## [Work to be completed]
Below this line is a listing that includes pictures. Copy exactly, and only, the lines from the one containing "Convert this chart" through the one containing "const fmt = (v: any)"; the pictures do not go in the copy.

## [Task data]
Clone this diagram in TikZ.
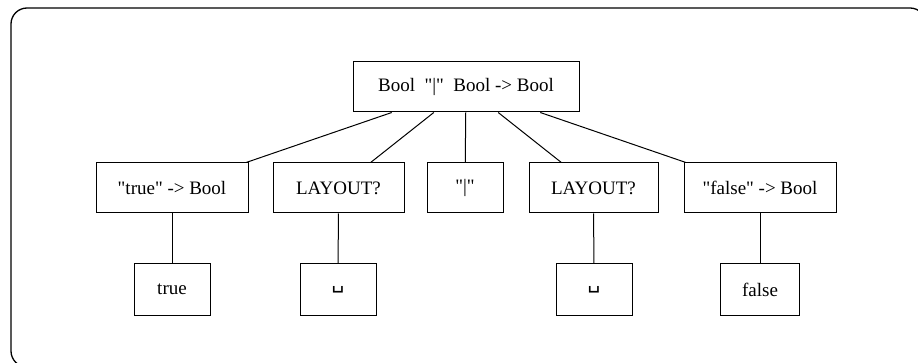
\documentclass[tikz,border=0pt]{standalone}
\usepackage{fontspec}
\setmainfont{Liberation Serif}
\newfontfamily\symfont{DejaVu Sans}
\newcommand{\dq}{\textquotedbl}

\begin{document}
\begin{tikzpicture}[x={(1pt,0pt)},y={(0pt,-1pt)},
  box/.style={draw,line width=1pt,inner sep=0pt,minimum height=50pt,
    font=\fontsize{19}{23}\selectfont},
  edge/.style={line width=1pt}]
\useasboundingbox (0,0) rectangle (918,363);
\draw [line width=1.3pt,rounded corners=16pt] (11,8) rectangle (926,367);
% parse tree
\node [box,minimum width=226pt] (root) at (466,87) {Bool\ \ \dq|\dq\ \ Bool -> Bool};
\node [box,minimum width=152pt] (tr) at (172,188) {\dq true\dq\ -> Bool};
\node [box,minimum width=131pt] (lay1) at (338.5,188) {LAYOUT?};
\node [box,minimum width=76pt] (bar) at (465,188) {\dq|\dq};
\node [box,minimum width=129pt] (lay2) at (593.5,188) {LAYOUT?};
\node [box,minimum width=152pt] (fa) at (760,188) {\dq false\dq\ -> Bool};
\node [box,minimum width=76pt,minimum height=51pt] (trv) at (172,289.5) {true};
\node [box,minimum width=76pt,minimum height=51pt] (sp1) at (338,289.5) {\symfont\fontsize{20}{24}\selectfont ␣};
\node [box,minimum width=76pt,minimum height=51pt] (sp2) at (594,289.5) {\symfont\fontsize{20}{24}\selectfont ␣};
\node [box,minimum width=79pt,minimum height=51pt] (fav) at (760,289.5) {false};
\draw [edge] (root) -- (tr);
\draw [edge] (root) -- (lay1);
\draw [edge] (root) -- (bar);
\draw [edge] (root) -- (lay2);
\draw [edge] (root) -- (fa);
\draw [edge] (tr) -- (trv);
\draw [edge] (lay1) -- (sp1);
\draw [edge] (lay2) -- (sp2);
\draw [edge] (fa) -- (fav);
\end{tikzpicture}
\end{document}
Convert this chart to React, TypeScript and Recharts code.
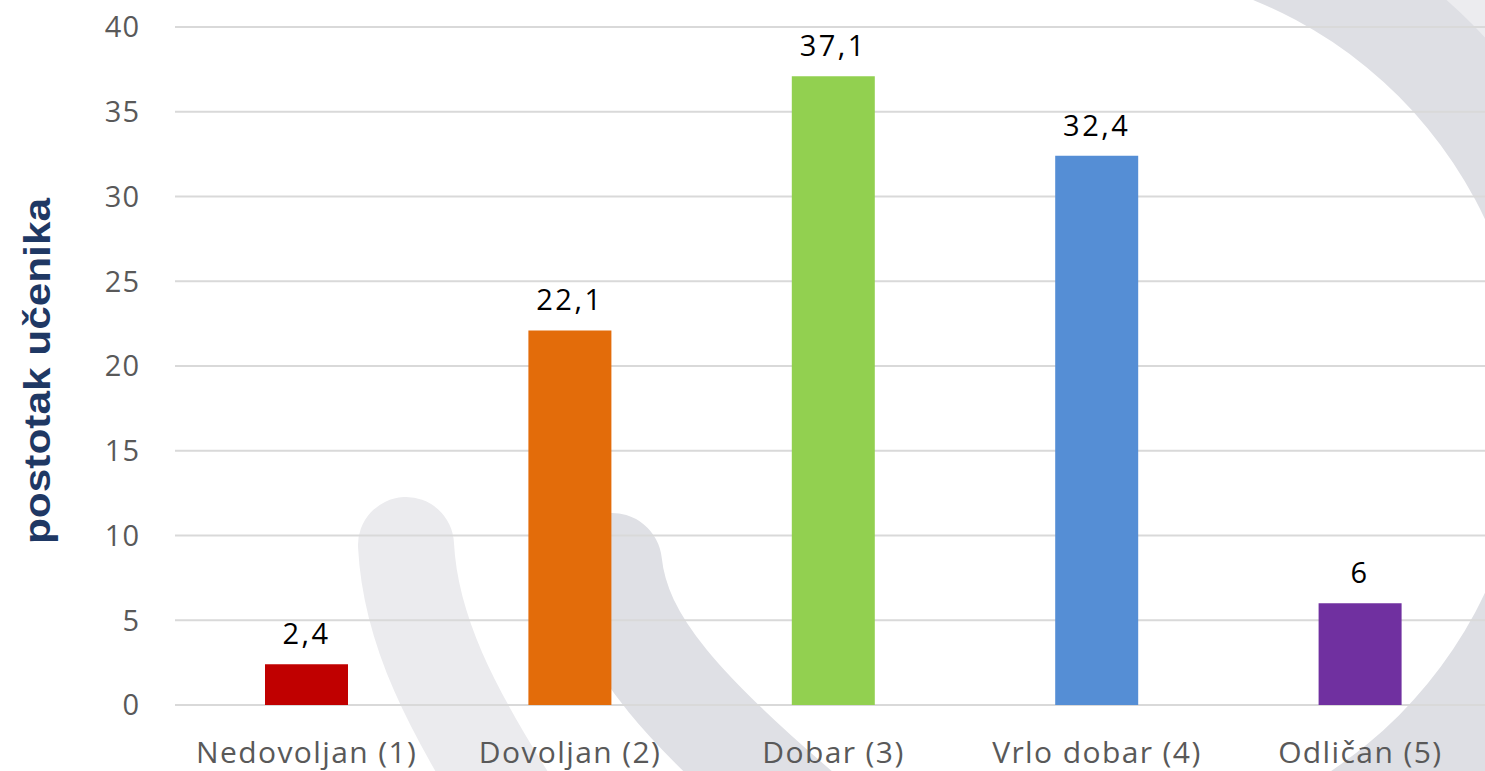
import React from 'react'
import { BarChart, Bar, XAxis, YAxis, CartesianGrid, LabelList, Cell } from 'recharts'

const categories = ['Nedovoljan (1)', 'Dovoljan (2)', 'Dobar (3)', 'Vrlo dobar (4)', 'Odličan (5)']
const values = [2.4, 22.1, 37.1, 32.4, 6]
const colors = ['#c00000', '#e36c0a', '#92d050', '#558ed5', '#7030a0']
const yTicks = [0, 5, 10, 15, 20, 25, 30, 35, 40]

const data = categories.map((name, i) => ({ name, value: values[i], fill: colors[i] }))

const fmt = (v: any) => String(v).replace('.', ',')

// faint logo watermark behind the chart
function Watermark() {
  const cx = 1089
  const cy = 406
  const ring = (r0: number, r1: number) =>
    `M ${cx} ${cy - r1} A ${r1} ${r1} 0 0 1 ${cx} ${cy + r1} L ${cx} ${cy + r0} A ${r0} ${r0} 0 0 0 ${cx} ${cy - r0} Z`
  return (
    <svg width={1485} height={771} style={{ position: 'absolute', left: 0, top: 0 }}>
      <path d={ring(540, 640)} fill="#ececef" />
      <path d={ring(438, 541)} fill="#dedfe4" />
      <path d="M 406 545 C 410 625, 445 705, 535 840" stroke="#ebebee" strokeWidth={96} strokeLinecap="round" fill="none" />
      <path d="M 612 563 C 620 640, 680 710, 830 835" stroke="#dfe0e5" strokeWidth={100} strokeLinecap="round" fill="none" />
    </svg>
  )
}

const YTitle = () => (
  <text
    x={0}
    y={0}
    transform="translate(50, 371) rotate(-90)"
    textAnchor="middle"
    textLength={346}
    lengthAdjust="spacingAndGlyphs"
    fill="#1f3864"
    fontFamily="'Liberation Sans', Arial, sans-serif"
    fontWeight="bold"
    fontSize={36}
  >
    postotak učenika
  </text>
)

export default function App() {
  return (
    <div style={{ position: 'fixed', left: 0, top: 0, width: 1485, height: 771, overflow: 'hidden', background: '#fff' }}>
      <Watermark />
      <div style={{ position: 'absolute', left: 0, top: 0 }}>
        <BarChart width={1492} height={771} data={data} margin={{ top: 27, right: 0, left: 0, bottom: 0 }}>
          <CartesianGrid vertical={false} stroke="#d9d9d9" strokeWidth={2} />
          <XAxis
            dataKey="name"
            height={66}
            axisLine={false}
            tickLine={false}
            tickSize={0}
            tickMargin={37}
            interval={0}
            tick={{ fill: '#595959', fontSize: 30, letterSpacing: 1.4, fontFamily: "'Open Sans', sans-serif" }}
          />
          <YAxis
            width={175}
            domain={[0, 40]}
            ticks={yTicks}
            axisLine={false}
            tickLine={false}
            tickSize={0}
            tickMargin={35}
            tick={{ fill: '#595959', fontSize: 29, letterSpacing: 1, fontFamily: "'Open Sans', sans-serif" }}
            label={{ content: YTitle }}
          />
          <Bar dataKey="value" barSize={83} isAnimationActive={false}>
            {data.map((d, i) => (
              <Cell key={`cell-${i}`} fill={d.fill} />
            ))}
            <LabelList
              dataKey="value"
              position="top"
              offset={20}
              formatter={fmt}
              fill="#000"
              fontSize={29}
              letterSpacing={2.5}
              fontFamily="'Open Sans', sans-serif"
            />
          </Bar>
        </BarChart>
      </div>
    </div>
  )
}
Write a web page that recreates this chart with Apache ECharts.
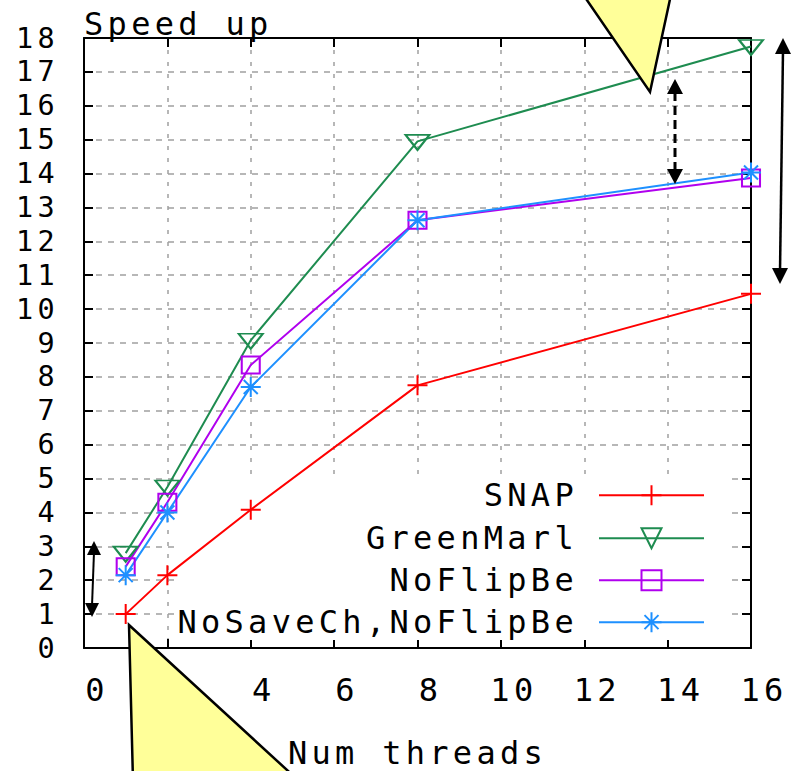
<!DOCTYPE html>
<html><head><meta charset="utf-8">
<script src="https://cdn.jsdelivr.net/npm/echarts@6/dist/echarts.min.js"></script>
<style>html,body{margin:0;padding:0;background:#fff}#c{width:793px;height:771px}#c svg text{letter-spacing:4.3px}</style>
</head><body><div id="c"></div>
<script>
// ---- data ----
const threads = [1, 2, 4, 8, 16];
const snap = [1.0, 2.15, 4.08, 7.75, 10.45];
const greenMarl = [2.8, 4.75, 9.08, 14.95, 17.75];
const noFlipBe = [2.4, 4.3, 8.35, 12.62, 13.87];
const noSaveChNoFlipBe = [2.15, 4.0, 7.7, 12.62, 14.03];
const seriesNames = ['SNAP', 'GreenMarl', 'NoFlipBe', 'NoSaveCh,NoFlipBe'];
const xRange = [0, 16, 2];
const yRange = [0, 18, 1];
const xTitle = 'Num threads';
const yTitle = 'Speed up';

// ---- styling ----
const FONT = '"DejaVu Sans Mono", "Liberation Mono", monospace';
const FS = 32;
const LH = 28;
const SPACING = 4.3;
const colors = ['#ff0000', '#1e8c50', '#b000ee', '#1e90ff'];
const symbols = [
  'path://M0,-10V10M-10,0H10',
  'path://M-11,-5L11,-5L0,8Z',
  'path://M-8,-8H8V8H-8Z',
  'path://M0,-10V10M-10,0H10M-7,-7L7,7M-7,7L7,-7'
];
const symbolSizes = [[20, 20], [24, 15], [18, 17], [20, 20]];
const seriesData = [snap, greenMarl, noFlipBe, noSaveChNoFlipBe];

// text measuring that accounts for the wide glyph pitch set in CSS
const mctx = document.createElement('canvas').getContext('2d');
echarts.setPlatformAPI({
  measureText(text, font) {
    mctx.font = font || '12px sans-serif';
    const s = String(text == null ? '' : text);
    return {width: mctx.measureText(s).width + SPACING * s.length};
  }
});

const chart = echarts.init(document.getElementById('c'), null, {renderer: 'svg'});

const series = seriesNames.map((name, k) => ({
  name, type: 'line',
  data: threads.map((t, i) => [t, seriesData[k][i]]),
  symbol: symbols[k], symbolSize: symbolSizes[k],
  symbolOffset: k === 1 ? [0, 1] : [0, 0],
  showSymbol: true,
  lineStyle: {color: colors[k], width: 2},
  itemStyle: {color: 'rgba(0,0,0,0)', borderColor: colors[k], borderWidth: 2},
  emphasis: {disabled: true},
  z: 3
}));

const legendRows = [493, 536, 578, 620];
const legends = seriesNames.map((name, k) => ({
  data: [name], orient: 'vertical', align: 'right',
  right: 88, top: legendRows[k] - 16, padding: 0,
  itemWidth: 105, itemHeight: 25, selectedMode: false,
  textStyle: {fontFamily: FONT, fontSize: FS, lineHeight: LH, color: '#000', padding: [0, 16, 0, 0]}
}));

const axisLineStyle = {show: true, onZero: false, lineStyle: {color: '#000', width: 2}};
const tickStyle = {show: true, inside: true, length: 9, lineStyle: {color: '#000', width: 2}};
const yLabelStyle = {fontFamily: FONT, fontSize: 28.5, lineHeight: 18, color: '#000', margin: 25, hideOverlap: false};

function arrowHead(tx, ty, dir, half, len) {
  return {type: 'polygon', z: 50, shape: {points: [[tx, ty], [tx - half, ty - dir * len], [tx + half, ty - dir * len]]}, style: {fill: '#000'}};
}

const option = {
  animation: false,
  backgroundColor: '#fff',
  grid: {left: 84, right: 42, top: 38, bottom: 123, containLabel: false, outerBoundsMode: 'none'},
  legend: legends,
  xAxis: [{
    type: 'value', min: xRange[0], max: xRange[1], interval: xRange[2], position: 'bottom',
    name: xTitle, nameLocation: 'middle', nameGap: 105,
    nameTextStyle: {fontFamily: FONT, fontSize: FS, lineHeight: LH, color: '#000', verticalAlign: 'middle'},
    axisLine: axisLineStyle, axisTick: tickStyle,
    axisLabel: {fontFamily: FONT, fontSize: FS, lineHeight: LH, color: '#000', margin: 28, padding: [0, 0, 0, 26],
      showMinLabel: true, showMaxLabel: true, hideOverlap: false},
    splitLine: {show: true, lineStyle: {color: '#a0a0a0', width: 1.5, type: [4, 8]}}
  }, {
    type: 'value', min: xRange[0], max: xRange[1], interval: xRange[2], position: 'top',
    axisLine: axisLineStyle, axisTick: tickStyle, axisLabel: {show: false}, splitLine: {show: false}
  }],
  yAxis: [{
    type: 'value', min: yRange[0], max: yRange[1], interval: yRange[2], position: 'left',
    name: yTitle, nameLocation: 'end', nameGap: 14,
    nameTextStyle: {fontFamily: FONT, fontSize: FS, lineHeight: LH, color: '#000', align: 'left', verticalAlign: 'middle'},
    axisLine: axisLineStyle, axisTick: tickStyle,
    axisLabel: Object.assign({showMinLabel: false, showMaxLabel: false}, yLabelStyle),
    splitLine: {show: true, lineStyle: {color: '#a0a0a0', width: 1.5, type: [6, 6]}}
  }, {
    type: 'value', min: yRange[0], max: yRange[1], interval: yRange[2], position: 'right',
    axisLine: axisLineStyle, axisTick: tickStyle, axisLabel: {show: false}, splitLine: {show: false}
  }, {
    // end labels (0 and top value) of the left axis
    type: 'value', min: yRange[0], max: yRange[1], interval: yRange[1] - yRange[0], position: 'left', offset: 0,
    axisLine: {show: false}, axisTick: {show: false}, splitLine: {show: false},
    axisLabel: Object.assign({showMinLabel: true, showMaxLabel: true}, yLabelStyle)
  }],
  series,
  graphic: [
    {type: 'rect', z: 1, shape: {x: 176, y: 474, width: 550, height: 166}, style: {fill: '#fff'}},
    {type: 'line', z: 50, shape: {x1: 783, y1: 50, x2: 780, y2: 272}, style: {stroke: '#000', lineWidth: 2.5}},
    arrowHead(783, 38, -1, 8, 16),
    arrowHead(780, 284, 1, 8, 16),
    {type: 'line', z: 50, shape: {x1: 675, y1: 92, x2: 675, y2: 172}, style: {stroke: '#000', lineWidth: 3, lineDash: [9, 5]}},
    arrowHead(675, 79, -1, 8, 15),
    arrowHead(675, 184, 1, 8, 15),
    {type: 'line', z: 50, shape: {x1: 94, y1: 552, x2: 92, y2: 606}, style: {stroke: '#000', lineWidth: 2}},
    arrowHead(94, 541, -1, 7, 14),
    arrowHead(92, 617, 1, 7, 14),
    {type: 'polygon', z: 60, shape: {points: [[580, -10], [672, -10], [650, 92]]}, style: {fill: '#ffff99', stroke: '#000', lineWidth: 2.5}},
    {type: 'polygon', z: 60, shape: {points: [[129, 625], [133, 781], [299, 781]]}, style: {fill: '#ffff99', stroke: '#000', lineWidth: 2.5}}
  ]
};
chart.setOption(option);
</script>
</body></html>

## [Finished exercise]
Convert this chart to React, TypeScript and Recharts code.
import React from 'react'
import { BarChart, Bar, XAxis, YAxis, CartesianGrid, LabelList, Cell } from 'recharts'

const categories = ['Nedovoljan (1)', 'Dovoljan (2)', 'Dobar (3)', 'Vrlo dobar (4)', 'Odličan (5)']
const values = [2.4, 22.1, 37.1, 32.4, 6]
const colors = ['#c00000', '#e36c0a', '#92d050', '#558ed5', '#7030a0']
const yTicks = [0, 5, 10, 15, 20, 25, 30, 35, 40]

const data = categories.map((name, i) => ({ name, value: values[i], fill: colors[i] }))

const fmt = (v: any) => String(v).replace('.', ',')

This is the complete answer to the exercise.